The Importance of being… Earnest?


Pleasance Courtyard (Beyond)
Aug 12 – 14, 19 – 21, 26 – 28
15 – 18, 22 – 25, 13.30


Pleasance Courtyard was busy just down from North Bridge in the hot sunshine. The complex had lot’s of families enjoying the times between shows. ‘The Importance of being…Earnest’ was to be performed in the Beyond venue, that turned out to be a larger room with seating in the hundreds. I am a little familiar with this Oscar Wilde play so as we went in to sit the set was no surprise it was a room with a door, with the mod con’s in the fashion of the hundred year old play.

In the first scene two finely dressed gentlemen began with that most flavoursome dialogue Wilde is known and loved for, full of regard and straightforwardness.
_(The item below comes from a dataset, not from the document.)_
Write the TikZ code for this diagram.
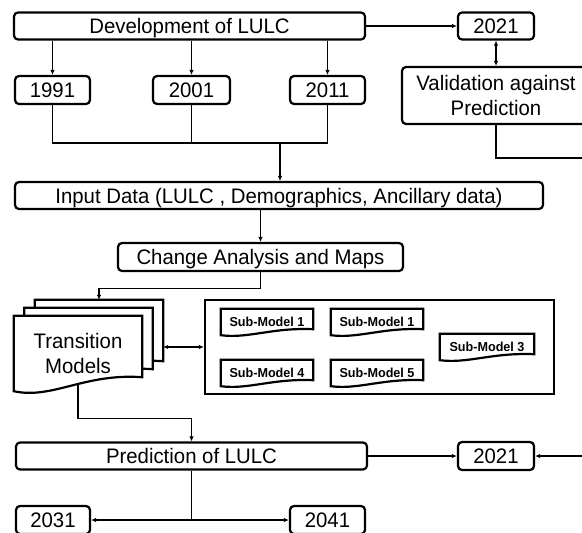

The air was jovial between the two so I settled in expecting an acting master class in a play called trivial comedy for serious people.

There was a huge unexpected turn of events; as when Earnest was in earnest introduced (to come through the door) it didn’t open and no one appeared. Ok so what had happened? How could a play ending catastrophe happen on a stage like this?

Running on stage the Director himself took a microphone in the disruption to apologise; by this time we knew that the obligatory twist to the tail would be something surprising. I won’t tell you here and now how things unfolded and spoil the story of event after event but after it all had happened I can say that it can stand as a great tribute to the flamboyant playwright.

Swinging open the doors for scenes of mayhem, live action that defied theatrical comprehension (yet was grounded by the strongest of takes on it). Improvisation was stretched beyond belief as all ties were cut from any kind of dusty retelling with or without good diction.

A roaring cast had to dialogue with inexperience and had a lot of breath gasping prompting. Uncertainty screamed and howled with tantalising comedy, and a revitalising use of craft pulled us in every direction possible. I had not seen this side of live play before as it oozed in creative freedom while always continuing to try and tell the tale of Earnest who after all was only in love.

Dealing with the cast, the crowd, the Oscar Wilde elements we were allowed into the bones of a cast controlled by its director, and there was no little amount of tenderness and care to be absorbed when things and moments of unfolding really got very sticky. Prompted by disbelief our emotions were taken on a ride like a rollercoaster with unhinged wheels.

A most complete show to be envied, a true dedication that chose well ‘The Importance of being …Earnest’ offering all the joys Wilde would glow with. The original 1895 script whose title was of such importance is always interpreted in a different way, with a chance to escape the problems of the world, in this show the whole thing stood on its head while balancing on a ball.